Des « mauvaises langues » insinuent également que la visite du Premier ministre à Kidal aurait été malgré tout « forcée » à dessein. Le gouvernement aurait voulu ainsi pouvoir en tirer un double avantage. D’une part, trouver d’autre sujet de préoccupation à l’opinion nationale, au moment où des bruits de casseroles entouraient un certain nombre d’affaires publiques (marché d’achat d’armements, avion présidentiel, implication de la famille dans la gestion de l’Etat, etc.), et d’autre part, conférer ou consolider l’image du président de la République et de son Premier ministre, comme étant des hommes de poigne, déterminés à laver l’affront que subit la nation malienne à travers la situation d’exception instaurée de fait à Kidal.

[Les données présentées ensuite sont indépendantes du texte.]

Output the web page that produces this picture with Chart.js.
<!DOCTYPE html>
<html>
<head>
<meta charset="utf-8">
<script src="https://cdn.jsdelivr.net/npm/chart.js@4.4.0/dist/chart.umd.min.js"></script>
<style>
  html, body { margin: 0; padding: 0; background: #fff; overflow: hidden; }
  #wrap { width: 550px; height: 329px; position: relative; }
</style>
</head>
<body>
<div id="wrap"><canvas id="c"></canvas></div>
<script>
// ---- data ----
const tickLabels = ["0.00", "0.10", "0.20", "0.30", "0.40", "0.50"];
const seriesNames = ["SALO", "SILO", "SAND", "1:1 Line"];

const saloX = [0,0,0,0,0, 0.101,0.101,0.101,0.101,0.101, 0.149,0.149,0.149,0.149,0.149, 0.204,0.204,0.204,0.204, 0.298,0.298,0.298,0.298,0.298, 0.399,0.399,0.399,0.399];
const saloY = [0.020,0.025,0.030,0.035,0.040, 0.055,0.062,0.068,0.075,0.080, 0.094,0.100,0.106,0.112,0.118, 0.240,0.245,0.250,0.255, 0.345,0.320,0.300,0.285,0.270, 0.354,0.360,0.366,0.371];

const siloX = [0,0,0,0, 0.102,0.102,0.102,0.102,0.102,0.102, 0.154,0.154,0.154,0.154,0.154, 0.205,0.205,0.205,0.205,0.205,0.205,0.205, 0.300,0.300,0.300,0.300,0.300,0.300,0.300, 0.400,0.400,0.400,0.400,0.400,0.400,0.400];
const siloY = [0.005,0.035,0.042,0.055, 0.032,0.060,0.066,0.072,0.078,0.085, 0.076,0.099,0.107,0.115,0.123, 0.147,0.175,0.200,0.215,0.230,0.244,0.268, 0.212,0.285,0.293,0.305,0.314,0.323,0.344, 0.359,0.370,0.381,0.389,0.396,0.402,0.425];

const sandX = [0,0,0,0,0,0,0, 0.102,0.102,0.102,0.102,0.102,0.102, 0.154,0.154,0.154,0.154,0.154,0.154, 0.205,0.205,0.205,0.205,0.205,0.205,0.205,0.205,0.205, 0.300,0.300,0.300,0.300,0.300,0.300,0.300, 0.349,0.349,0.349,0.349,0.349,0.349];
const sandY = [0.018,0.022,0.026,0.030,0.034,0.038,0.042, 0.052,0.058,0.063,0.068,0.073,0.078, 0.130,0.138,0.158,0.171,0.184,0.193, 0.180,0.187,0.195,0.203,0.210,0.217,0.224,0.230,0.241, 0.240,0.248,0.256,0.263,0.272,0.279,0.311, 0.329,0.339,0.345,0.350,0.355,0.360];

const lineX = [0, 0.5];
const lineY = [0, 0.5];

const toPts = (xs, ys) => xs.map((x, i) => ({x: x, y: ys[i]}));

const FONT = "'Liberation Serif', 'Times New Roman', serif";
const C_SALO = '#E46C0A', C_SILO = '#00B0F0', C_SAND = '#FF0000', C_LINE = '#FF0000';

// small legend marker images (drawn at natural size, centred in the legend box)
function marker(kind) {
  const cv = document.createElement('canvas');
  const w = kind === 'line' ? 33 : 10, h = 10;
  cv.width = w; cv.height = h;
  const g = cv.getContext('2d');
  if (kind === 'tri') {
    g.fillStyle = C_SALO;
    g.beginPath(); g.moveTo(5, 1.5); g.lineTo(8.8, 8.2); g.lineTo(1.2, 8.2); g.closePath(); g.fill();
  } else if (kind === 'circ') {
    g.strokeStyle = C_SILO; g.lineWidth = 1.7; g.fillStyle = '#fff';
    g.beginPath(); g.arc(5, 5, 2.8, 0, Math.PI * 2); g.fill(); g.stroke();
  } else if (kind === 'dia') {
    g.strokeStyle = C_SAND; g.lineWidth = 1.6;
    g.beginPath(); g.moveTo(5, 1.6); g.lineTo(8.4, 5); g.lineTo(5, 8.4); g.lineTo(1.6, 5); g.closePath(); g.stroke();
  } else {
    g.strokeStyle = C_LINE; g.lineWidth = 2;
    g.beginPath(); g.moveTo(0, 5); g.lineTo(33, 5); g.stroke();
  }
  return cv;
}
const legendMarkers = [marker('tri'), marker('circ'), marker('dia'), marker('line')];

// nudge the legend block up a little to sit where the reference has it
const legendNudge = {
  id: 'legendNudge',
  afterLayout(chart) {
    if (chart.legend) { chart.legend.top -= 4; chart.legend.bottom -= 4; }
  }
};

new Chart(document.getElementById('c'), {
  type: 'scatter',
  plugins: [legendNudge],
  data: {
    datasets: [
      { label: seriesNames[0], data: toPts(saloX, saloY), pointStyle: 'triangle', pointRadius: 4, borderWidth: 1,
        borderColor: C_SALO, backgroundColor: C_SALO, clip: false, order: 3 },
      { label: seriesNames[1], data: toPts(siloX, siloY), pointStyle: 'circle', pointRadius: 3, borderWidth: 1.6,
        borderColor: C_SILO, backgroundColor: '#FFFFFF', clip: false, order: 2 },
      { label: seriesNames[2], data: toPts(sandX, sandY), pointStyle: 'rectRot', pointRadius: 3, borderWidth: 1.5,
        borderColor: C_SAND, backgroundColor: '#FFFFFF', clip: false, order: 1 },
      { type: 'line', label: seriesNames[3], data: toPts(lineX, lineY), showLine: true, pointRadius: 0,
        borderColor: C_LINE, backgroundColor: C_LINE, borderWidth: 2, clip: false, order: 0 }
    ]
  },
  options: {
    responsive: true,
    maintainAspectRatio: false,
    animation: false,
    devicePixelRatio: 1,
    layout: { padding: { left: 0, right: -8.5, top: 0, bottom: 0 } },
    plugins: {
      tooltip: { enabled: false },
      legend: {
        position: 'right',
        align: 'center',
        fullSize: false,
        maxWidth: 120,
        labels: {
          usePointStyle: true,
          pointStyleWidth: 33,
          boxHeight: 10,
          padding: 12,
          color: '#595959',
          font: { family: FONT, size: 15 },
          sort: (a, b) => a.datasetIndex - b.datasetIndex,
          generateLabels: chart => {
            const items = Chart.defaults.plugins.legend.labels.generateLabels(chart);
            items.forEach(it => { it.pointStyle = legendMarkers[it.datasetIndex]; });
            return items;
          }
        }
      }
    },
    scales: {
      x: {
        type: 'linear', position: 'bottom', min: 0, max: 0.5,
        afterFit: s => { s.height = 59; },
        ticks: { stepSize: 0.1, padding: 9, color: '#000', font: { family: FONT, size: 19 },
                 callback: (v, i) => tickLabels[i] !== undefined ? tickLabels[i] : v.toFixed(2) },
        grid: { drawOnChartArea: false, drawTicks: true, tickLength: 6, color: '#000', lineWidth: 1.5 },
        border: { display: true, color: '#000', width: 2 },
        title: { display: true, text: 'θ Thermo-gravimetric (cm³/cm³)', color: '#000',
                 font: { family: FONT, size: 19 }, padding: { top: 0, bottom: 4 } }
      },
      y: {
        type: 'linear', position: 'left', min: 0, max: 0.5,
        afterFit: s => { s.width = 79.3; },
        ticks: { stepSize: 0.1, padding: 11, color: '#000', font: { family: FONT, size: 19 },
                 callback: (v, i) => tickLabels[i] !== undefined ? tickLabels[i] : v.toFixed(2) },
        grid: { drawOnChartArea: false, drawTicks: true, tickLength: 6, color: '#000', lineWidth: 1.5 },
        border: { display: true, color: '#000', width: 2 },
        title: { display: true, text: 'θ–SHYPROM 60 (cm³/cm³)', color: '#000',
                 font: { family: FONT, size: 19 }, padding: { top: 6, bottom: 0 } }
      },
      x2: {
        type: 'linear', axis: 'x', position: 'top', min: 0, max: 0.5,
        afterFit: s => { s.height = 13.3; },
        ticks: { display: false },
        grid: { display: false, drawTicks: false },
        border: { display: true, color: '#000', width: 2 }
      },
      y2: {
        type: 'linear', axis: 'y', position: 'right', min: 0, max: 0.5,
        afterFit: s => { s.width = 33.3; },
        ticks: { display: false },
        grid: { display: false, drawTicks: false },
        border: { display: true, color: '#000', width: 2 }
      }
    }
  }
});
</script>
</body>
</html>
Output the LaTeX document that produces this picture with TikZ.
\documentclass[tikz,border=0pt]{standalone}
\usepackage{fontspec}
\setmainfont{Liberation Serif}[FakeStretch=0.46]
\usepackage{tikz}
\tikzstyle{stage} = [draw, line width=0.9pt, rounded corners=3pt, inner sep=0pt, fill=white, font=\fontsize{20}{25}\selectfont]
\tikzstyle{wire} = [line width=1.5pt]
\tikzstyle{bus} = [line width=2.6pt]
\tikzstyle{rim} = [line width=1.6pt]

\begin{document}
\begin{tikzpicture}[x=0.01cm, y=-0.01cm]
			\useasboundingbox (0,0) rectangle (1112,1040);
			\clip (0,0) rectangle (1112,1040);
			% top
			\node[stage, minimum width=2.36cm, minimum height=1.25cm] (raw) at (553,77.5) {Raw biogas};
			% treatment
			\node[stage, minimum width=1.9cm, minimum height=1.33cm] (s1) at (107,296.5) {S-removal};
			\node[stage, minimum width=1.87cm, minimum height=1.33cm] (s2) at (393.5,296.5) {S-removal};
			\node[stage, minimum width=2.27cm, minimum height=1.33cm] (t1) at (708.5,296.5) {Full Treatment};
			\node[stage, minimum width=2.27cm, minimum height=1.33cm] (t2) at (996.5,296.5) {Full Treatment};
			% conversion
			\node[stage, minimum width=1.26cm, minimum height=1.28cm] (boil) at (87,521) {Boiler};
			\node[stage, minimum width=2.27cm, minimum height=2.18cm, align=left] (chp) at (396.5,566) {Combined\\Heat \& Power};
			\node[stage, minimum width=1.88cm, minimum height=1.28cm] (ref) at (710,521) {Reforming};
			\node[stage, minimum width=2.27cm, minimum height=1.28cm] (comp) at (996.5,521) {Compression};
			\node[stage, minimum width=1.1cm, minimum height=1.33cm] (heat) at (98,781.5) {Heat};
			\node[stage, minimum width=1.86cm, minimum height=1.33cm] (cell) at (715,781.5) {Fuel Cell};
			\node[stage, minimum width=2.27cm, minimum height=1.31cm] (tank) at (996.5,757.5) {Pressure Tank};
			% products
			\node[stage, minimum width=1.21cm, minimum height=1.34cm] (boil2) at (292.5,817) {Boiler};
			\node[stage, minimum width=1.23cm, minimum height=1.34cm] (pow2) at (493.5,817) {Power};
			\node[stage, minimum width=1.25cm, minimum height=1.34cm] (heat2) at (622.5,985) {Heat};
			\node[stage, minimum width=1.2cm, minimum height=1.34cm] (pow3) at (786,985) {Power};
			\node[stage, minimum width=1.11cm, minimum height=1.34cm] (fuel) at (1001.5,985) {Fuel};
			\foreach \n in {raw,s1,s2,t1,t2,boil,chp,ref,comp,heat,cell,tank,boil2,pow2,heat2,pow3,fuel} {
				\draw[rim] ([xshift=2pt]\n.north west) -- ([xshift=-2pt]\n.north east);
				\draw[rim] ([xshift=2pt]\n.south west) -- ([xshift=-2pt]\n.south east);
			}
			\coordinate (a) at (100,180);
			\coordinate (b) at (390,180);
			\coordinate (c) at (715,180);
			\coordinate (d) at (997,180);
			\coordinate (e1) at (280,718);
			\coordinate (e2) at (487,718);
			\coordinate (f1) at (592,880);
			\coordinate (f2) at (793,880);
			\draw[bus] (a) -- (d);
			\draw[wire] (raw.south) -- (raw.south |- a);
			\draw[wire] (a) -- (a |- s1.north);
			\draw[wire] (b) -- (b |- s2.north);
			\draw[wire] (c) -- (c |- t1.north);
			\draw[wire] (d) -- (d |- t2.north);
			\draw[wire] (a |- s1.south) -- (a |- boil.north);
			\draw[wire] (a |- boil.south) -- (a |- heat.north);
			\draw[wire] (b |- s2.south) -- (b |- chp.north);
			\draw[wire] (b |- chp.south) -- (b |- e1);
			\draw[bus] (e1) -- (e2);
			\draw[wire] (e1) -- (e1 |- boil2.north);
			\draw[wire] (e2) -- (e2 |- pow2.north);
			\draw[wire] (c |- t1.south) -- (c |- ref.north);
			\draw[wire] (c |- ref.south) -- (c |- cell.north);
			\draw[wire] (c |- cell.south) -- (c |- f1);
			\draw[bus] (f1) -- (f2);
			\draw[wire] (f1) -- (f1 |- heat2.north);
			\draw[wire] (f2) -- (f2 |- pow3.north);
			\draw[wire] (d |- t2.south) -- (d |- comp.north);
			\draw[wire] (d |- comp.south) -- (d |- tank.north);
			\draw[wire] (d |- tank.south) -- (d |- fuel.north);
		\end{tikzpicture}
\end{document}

Malgré les violences unanimement condamnées par tous (communauté internationale y compris) et les nombreuses pertes en vies humaines que l’on déplore en fin de compte, l’un et l’autre de ces deux objectifs semblent aujourd’hui atteints.
En effet, le Premier ministre Moussa Mara apparait désormais comme le héros dans un Mali humilié ; la situation de Kidal est redevenue le sujet de préoccupation primordiale de la nation sans exclusive aucune et cerise sur le gâteau, l’armée malienne est de retour en nombre, peut-être pas encore suffisant, à Kidal, mais en mesure tout de même de renforcer sa position vis-à-vis des groupes armés dans la perspective des négociations prochaines auxquelles toutes les parties rappellent leur attachement et leur disponibilité ; ou d’une reprise en main totale de la ville par l’Etat.
On pourrait alors dire, qu’en quelque chose malheur est souvent bon ! A condition cependant, que ces sacrifices ultimes au prix souvent de la vie, permettent au Mali d’aller à une solution définitive et durable à la crise sécuritaire qui annihile toutes ses actions de développement depuis des années, tant mieux. Ils auraient ainsi été utiles en servant la cause de l’édification d’une nation entièrement réconciliée avec elle-même, unie et déterminée à reprendre la place, qu’elle n’aurait jamais dû quitter, au sein de la communauté des pays civilisés et modernes. Ensemble, cela ne semble pas au-dessus de nos moyens ! Pourvu que tous, Maliennes et Maliens, avec le soutien de nos amis, nous y consacrions toute la volonté et la détermination nécessaires.
Alors et seulement alors, le Mali sera celui de nos rêves communs et dans lequel chaque citoyen s’épanouira pleinement.